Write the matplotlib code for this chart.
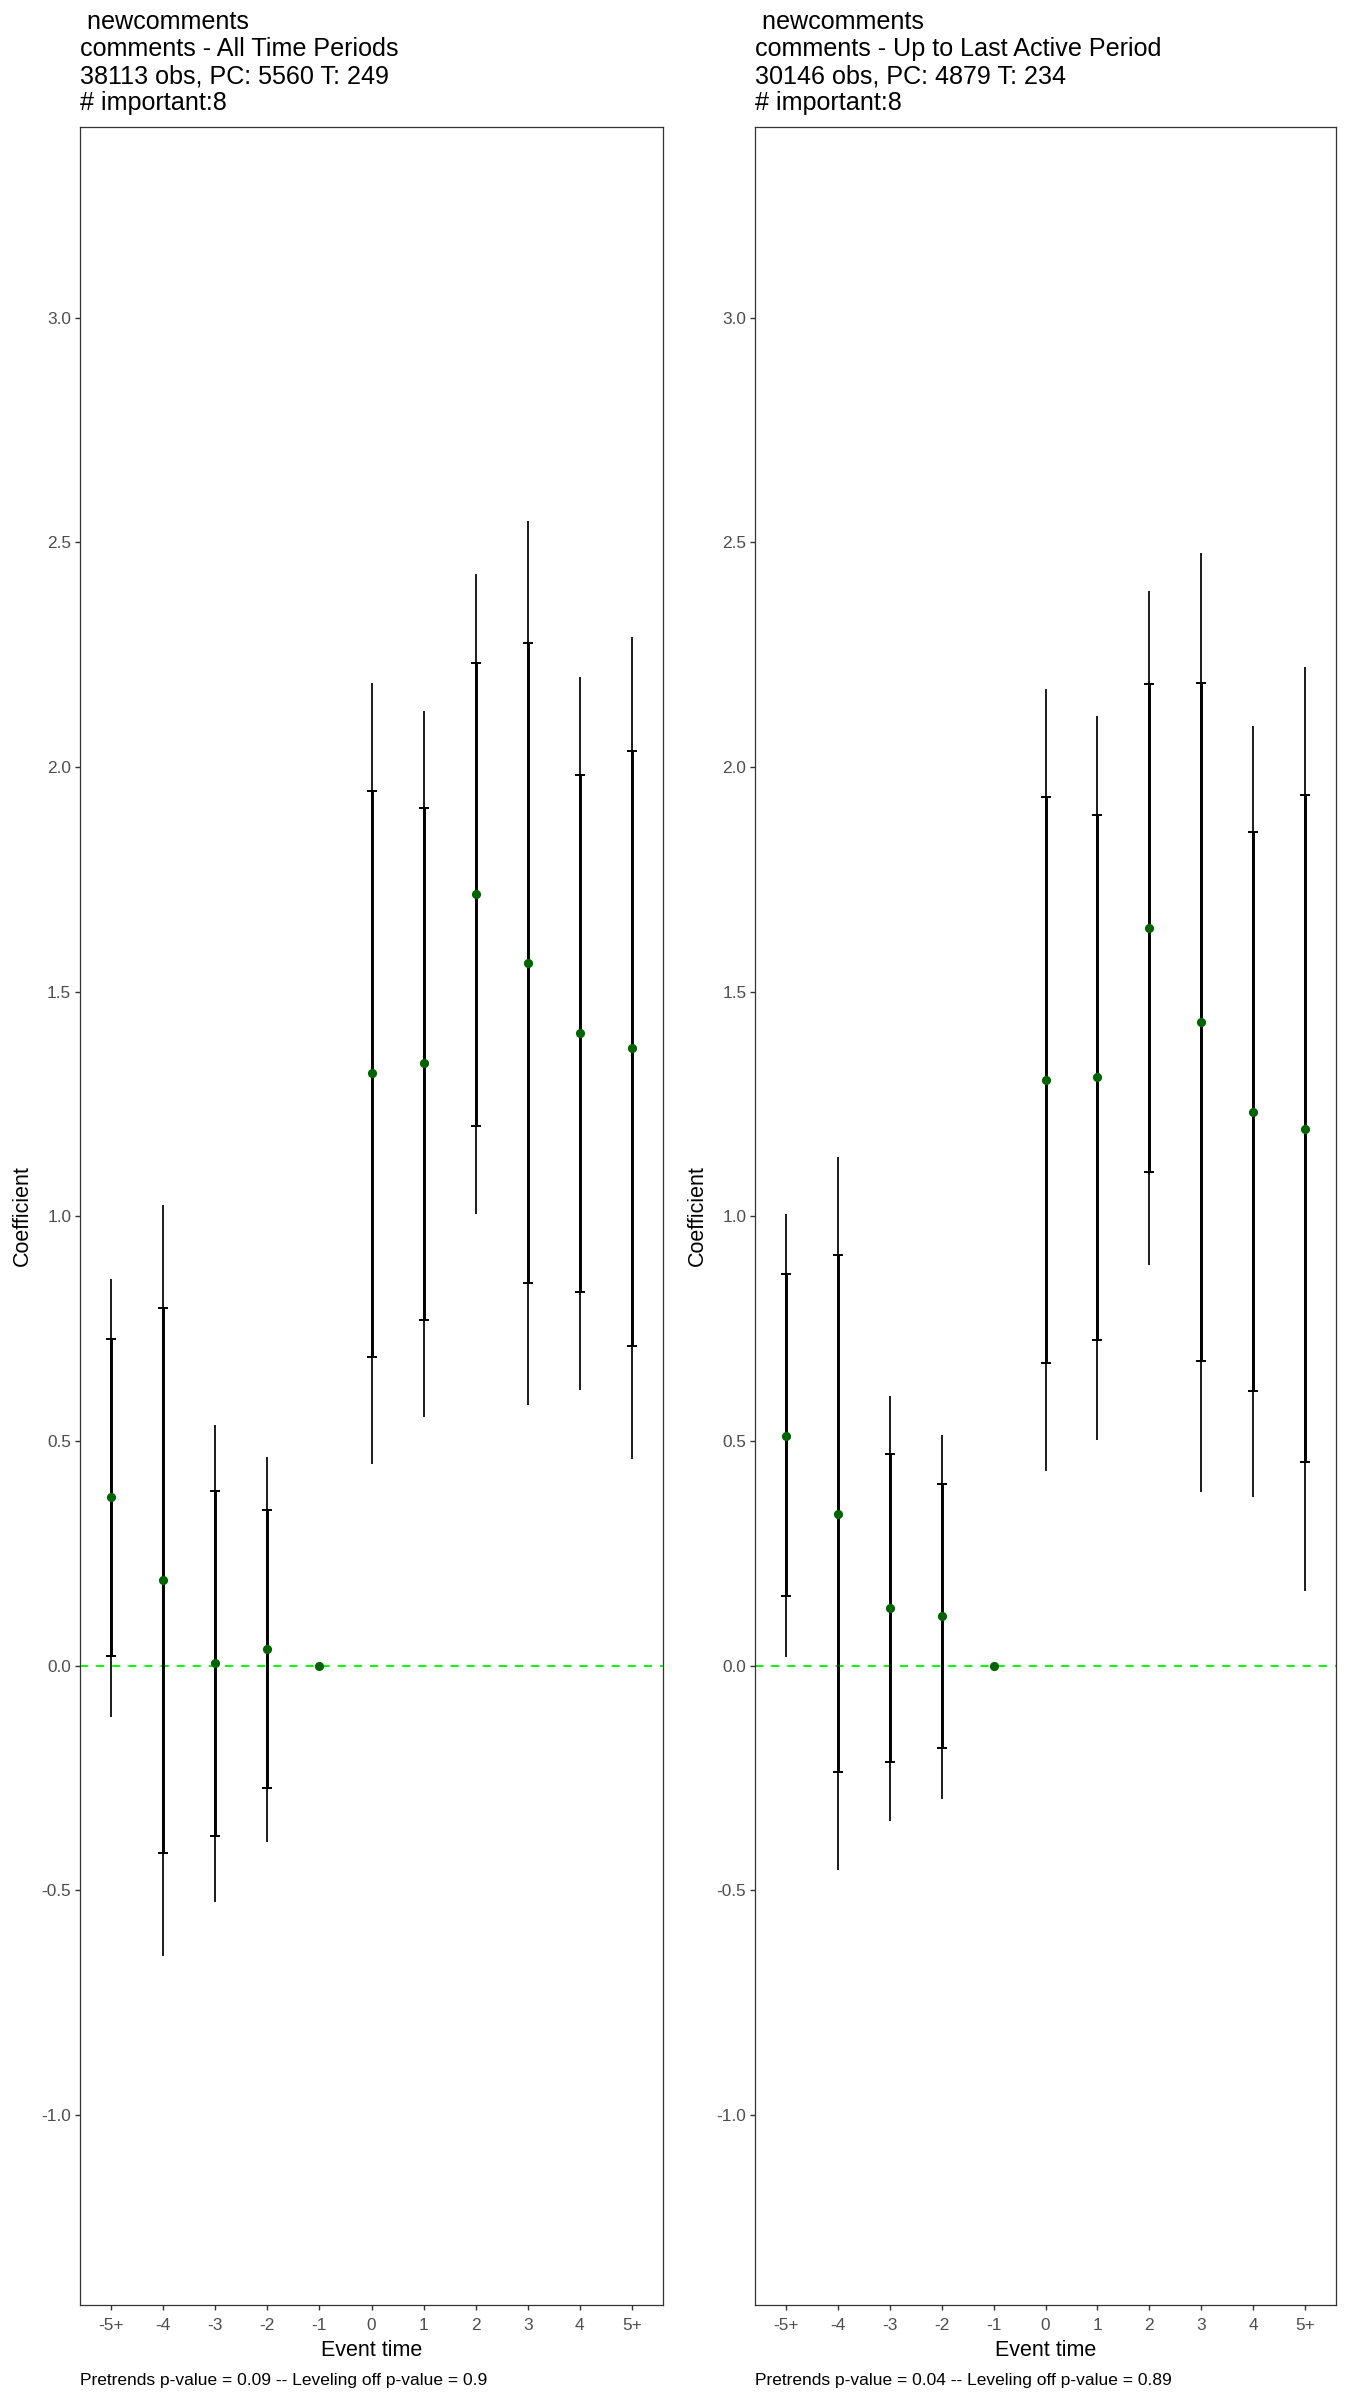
import matplotlib
matplotlib.use('Agg')
import matplotlib.pyplot as plt
import numpy as np

plt.rcParams['font.family'] = ['Liberation Sans', 'DejaVu Sans']
plt.rcParams['lines.scale_dashes'] = False

event_labels = ['-5+', '-4', '-3', '-2', '-1', '0', '1', '2', '3', '4', '5+']
y_ticks = [-1.0, -0.5, 0.0, 0.5, 1.0, 1.5, 2.0, 2.5, 3.0]

# Left panel: All Time Periods
left_coef = [0.375, 0.190, 0.005, 0.037, 0.0, 1.318, 1.340, 1.717, 1.564, 1.408, 1.374]
left_inner_lo = [0.021, -0.417, -0.380, -0.273, 0.0, 0.687, 0.769, 1.200, 0.851, 0.832, 0.711]
left_inner_hi = [0.727, 0.796, 0.389, 0.347, 0.0, 1.947, 1.909, 2.232, 2.276, 1.982, 2.036]
left_outer_lo = [-0.114, -0.647, -0.527, -0.392, 0.0, 0.448, 0.553, 1.005, 0.580, 0.614, 0.460]
left_outer_hi = [0.861, 1.026, 0.536, 0.464, 0.0, 2.187, 2.124, 2.429, 2.547, 2.201, 2.289]
left_title = " newcomments\ncomments - All Time Periods\n38113 obs, PC: 5560 T: 249\n# important:8"
left_caption = "Pretrends p-value = 0.09 -- Leveling off p-value = 0.9"

# Right panel: Up to Last Active Period
right_coef = [0.512, 0.337, 0.128, 0.110, 0.0, 1.304, 1.309, 1.641, 1.432, 1.233, 1.194]
right_inner_lo = [0.154, -0.237, -0.214, -0.184, 0.0, 0.674, 0.725, 1.098, 0.677, 0.611, 0.452]
right_inner_hi = [0.871, 0.914, 0.470, 0.404, 0.0, 1.934, 1.893, 2.184, 2.186, 1.854, 1.938]
right_outer_lo = [0.019, -0.455, -0.346, -0.296, 0.0, 0.434, 0.503, 0.891, 0.387, 0.376, 0.167]
right_outer_hi = [1.006, 1.132, 0.600, 0.514, 0.0, 2.174, 2.114, 2.391, 2.476, 2.091, 2.222]
right_title = " newcomments\ncomments - Up to Last Active Period\n30146 obs, PC: 4879 T: 234\n# important:8"
right_caption = "Pretrends p-value = 0.04 -- Leveling off p-value = 0.89"

W, H = 1350, 2400
fig = plt.figure(figsize=(13.5, 24), dpi=100)

def px_box(x0, x1, ytop, ybot):
    return [x0 / W, 1 - ybot / H, (x1 - x0) / W, (ybot - ytop) / H]

panels = [
    (px_box(80, 663, 127, 2305), left_coef, left_inner_lo, left_inner_hi,
     left_outer_lo, left_outer_hi, left_title, left_caption),
    (px_box(755, 1336, 127, 2305), right_coef, right_inner_lo, right_inner_hi,
     right_outer_lo, right_outer_hi, right_title, right_caption),
]

frame_col = '#333333'
tick_text_col = '#4D4D4D'

for box, coef, ilo, ihi, olo, ohi, title, caption in panels:
    ax = fig.add_axes(box)
    x = np.arange(len(event_labels))
    coef = np.array(coef); ilo = np.array(ilo); ihi = np.array(ihi)
    olo = np.array(olo); ohi = np.array(ohi)
    # reference line
    ax.axhline(0, color='#00FF00', lw=1.4, dashes=(5.8, 5.8), zorder=1)
    m = (ohi - olo) > 0
    # outer (thin) interval
    ax.vlines(x[m], olo[m], ohi[m], color='black', lw=1.25, zorder=2)
    # inner (thick) interval
    ax.vlines(x[m], ilo[m], ihi[m], color='black', lw=2.1, zorder=3)
    # caps at inner bounds
    ax.plot(x[m], ilo[m], ls='none', marker='_', ms=7.8, mew=1.4, color='black', zorder=3)
    ax.plot(x[m], ihi[m], ls='none', marker='_', ms=7.8, mew=1.4, color='black', zorder=3)
    # points
    ax.plot(x, coef, ls='none', marker='o', ms=6.6, mew=0, color='#006400', zorder=4)

    ax.set_xlim(-0.6, 10.6)
    ax.set_ylim(-1.423, 3.424)
    ax.set_xticks(x)
    ax.set_xticklabels(event_labels)
    ax.set_yticks(y_ticks)
    ax.set_yticklabels([f'{v:.1f}' for v in y_ticks])
    ax.tick_params(axis='both', direction='out', length=3.8, width=1.0,
                   color=frame_col, labelcolor=tick_text_col, labelsize=12.4)
    ax.tick_params(axis='x', pad=5.5)
    ax.tick_params(axis='y', pad=2.5)
    for sp in ax.spines.values():
        sp.set_color(frame_col)
        sp.set_linewidth(0.9)
    ax.set_xlabel('Event time', fontsize=15.5, color='black', labelpad=5)
    ax.set_ylabel('Coefficient', fontsize=15.5, color='black', labelpad=6)

    left_frac = box[0]
    fig.text(left_frac, 1 - 10 / H, title, ha='left', va='top', fontsize=18.1,
             linespacing=1.16, color='black')
    fig.text(left_frac, 1 - 2380 / H, caption, ha='left', va='center',
             fontsize=12.5, color='black')

fig.savefig('out.png', dpi=100)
*****
• Stated goal:
Leave the pictures out and reproduce exactly the lines from the top of the listing above through the line with "plt.rcParams['lines.scale_dashes'] = False".

• Solution for this exercise:
Write the matplotlib code for this chart.
import matplotlib
matplotlib.use('Agg')
import matplotlib.pyplot as plt
import numpy as np

plt.rcParams['font.family'] = ['Liberation Sans', 'DejaVu Sans']
plt.rcParams['lines.scale_dashes'] = False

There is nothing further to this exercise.